4. Mystical Ninja 2 Starring Goemon
Mystical Ninja 2 is an incredibly weird game and the ending is no different. After defeating an evil Japanese spirit that turns into a giant devil during the final battle, Goemon and his pals return to the Wiseman’s house, where all their problems began. The Wiseman had built a ghost-summoning machine that directly resulted in said spirit being released. And what does Goemon return home to? ANOTHER ghost-summoning machine. After exclaiming his shock and horror that the “Wise”-man would do this, we discover that Goemon’s pal, Ebisumaru has a daughter no one knew about and she inadvertently sets off the machine again – causing exactly the same thing that you prevented to happen once again. It’s a strange game to say the least.
3. Lylat Wars/Star Fox 64
Lylat Wars sticks in mind because it was the first truly cinematic game that I played. The end credits had a very grand feel to them, with their booming soundtrack and beautiful scenery. Perhaps it’s the fact that Lylat Wars makes many allusions to Star Wars (such as when Fox escapes from Andross’ lair on Venom 2) that makes it so fantastic.
2. Mass Effect 2
The final mission in Mass Effect 2 was absolutely brilliant. Very rarely does a game literally have me sitting on the edge of my seat in sheer panic that I might completely screw it up. What made the final scene so enjoyable for me was how the game really personalises it. Fortunately, I didn’t lose any of my team members and the game proudly reminded me of this. The whole thing is a rollercoaster ride of action and emotion and I think that, no matter how you did, the ending was still pretty special.
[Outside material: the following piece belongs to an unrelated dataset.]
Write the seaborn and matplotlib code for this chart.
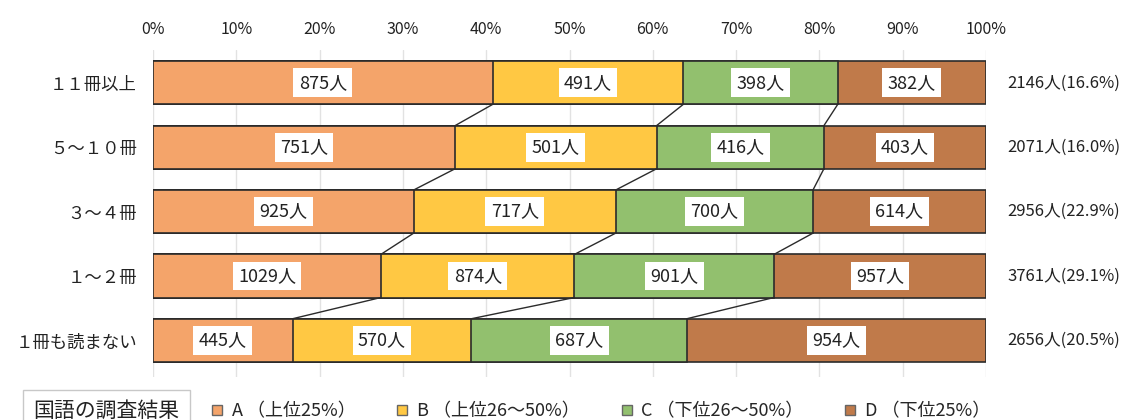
import pandas as pd
import seaborn as sns
import matplotlib.pyplot as plt
from matplotlib.lines import Line2D

# Data
groups = ["１１冊以上", "５～１０冊", "３～４冊", "１～２冊", "１冊も読まない"]
a_top25 = [875, 751, 925, 1029, 445]
b_top26_50 = [491, 501, 717, 874, 570]
c_low26_50 = [398, 416, 700, 901, 687]
d_low25 = [382, 403, 614, 957, 954]
share_pct = [16.6, 16.0, 22.9, 29.1, 20.5]
series_names = ["A （上位25%）", "B （上位26～50%）", "C （下位26～50%）", "D （下位25%）"]
tick_values = [0, 10, 20, 30, 40, 50, 60, 70, 80, 90, 100]

colors = ["#F4A46A", "#FFC843", "#92C06E", "#C07A4A"]
edge = "#2b2b2b"

counts = pd.DataFrame(
    {"A": a_top25, "B": b_top26_50, "C": c_low26_50, "D": d_low25}, index=groups
)
totals = counts.sum(axis=1)
pct = counts.div(totals, axis=0) * 100
cum = pct.cumsum(axis=1)
left = cum - pct

sns.set_style("white")
plt.rcParams["font.family"] = ["Noto Sans CJK JP", "DejaVu Sans"]

W, H = 1136, 420
fig = plt.figure(figsize=(W / 100, H / 100), dpi=100)
ax = fig.add_axes([153 / W, 1 - 377 / H, 833 / W, 327 / H])

bar_h = 0.67
plot_df = cum.reset_index().rename(columns={"index": "group"})
# stacked bars: draw cumulative widths from the longest to the shortest
for col, color in reversed(list(zip(cum.columns, colors))):
    sns.barplot(
        data=plot_df,
        x=col,
        y="group",
        order=groups,
        orient="y",
        color=color,
        saturation=1,
        width=bar_h,
        errorbar=None,
        edgecolor=edge,
        linewidth=1.2,
        ax=ax,
        zorder=2,
    )

# series lines between neighbouring bars
for i in range(len(groups) - 1):
    for col in ["A", "B", "C"]:
        ax.plot(
            [cum[col].iloc[i], cum[col].iloc[i + 1]],
            [i + bar_h / 2, i + 1 - bar_h / 2],
            color=edge,
            lw=1,
            zorder=3,
        )

# value labels
for i, g in enumerate(groups):
    for col in counts.columns:
        ax.text(
            left.loc[g, col] + pct.loc[g, col] / 2,
            i,
            f"{counts.loc[g, col]}人",
            ha="center",
            va="center",
            fontsize=13,
            color="#222222",
            bbox=dict(boxstyle="square,pad=0.3", fc="white", ec="none"),
            zorder=4,
        )
    ax.text(
        1.026,
        i,
        f"{totals[g]}人({share_pct[i]:.1f}%)",
        transform=ax.get_yaxis_transform(),
        ha="left",
        va="center",
        fontsize=12,
        color="#222222",
    )

ax.set_xlim(0, 100)
ax.set_ylim(4.57, -0.51)
ax.xaxis.tick_top()
ax.set_xticks(tick_values)
ax.set_xticklabels([f"{t}%" for t in tick_values], fontsize=11.5, color="#222222")
ax.tick_params(axis="x", length=0, pad=9)
ax.tick_params(axis="y", length=0, pad=11.5, labelsize=12.5, labelcolor="#222222")
ax.set_xlabel("")
ax.set_ylabel("")
ax.xaxis.grid(True, color="#e2e2e2", lw=1)
ax.set_axisbelow(True)
for s in ax.spines.values():
    s.set_visible(False)

# legend
fig.text(
    33 / W,
    1 - 411 / H,
    "国語の調査結果",
    ha="left",
    va="center",
    fontsize=15,
    color="#222222",
    bbox=dict(boxstyle="square,pad=0.5", fc="white", ec="#c8c8c8", lw=1),
)
handles = [
    Line2D([], [], marker="s", ls="", markersize=7, markerfacecolor=c,
           markeredgecolor="#666666", markeredgewidth=1)
    for c in colors
]
fig.legend(
    handles,
    series_names,
    loc="center left",
    bbox_to_anchor=(210 / W, 1 - 411 / H),
    ncol=4,
    frameon=False,
    fontsize=13,
    handlelength=0.8,
    handletextpad=0.4,
    columnspacing=2.2,
    borderaxespad=0,
    borderpad=0,
)

fig.savefig("out.png", dpi=100)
1. The Legend of Zelda: Ocarina of Time
It’s not hard to see why this is my favourite ending. Ocarina of Time is such an epic quest that by the end of it, you really do just want to sit back and relax, safe in the knowledge that your actions have just restored peace to the realm of Hyrule. After giving Ganon what for, Link is transported back to the present so that he can live out the life he missed out on. Along the way, you see the consequences of your actions: the townspeople rejoice, the land is safer and the sages are happy. It’s the perfect ending to what is arguably a perfect game.
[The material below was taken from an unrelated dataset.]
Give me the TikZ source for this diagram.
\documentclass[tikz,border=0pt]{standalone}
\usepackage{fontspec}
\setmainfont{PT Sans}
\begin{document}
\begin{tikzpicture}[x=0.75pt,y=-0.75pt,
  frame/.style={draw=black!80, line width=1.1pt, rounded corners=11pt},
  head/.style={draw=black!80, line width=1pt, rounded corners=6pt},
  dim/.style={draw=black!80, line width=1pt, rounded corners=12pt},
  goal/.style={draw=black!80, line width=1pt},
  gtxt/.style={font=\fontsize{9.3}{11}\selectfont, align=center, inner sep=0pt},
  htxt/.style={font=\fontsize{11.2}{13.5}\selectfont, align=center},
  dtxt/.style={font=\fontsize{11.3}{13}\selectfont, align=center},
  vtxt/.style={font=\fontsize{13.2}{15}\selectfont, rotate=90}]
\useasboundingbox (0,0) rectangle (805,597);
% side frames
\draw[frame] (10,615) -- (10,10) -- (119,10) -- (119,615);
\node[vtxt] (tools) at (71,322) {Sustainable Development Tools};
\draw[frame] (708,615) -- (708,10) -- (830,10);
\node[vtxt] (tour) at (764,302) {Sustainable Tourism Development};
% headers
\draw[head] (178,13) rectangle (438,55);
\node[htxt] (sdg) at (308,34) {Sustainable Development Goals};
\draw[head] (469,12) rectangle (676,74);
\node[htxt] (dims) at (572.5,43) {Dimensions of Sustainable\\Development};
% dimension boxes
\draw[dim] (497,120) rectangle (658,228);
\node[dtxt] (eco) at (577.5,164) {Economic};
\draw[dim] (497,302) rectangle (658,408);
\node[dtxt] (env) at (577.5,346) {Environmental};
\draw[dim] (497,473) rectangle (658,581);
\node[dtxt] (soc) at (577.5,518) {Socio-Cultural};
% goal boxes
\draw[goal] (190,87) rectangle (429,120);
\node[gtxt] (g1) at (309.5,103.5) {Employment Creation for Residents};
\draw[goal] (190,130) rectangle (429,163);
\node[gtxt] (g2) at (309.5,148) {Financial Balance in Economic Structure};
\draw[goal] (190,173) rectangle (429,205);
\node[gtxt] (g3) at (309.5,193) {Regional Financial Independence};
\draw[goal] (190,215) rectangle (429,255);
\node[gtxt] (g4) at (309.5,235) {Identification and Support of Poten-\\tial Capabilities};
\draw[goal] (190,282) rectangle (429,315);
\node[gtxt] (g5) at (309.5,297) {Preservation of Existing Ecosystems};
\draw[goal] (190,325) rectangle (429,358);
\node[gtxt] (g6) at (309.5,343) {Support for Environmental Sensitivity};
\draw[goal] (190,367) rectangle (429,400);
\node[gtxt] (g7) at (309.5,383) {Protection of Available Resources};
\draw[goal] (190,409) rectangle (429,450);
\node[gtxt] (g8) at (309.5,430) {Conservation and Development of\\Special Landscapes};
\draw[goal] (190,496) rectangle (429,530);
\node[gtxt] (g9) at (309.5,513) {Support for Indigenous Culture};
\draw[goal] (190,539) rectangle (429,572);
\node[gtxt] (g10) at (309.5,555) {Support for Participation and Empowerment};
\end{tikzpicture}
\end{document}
5. The Legend of Zelda: Ocarina of Time
Just the perfect end to an epic journey. Not only is the end boss a gaming classic, but the final cutscene is bittersweet perfection. Link’s reward is to be returned to his youth that was taken away from him during the game, but he is burdened with the knowledge of what has happened. His final appearance in Zelda’s garden is both perfectly innocent and faintly haunting as it hints at a kind of cycle of time that perfectly captures the essence of the Zelda series.
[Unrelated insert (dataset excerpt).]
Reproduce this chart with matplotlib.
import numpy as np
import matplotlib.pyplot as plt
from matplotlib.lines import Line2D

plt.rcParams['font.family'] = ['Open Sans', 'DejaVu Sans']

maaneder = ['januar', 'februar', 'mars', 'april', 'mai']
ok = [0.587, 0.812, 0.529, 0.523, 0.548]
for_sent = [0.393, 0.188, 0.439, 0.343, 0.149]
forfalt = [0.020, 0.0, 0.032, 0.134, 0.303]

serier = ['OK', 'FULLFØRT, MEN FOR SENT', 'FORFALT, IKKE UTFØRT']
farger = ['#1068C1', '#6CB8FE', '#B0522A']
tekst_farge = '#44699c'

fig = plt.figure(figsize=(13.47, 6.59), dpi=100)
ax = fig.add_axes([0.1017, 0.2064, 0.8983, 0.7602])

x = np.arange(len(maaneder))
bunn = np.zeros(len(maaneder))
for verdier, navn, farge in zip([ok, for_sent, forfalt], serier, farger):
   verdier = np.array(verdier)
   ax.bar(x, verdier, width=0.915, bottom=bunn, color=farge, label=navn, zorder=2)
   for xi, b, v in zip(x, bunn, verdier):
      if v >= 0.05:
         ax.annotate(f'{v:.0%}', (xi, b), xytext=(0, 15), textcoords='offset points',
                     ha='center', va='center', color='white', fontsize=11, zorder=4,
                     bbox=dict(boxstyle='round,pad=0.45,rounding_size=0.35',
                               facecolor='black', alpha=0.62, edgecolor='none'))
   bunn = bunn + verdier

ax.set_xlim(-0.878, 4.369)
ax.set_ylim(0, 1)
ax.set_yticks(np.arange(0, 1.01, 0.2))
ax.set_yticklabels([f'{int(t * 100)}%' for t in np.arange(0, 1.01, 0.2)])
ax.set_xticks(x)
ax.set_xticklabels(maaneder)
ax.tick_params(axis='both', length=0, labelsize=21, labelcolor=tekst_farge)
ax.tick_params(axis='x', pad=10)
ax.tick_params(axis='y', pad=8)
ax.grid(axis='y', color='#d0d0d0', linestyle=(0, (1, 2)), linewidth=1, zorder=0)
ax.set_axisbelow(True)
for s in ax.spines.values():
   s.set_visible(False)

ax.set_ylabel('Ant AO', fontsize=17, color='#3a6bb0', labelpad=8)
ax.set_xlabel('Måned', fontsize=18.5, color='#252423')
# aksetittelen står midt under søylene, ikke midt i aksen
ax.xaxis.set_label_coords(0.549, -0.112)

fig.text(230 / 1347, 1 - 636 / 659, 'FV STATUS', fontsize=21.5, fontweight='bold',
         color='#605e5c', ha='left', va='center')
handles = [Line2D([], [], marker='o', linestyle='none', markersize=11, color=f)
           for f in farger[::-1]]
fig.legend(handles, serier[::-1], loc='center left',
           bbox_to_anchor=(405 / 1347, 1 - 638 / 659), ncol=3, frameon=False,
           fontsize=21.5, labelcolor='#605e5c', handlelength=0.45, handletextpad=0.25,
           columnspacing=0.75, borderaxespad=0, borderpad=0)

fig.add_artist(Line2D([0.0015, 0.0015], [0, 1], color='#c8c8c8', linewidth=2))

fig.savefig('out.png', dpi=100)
Because a woman dressed in hair punches God through the solar system into the sun, obviously.
3. Halo : Reach
As stated by pretty much everyone else. It’s boss.
2. Prince of Persia: Sands of Time
All the way through the game the prince is narrator, explaining this amazing adventure to an unseen audience. It’s an epic tale anyway with a proper love story, twists and great set pieces, but the ending is amazing. The game uses the time travel mechanic to send you right back, literally to the title screen, only to show that the audience is Farah, your ally and love interest who just died. The narration is the prince travelling back in time to stop the events of the entire game unfolding. It’s genius.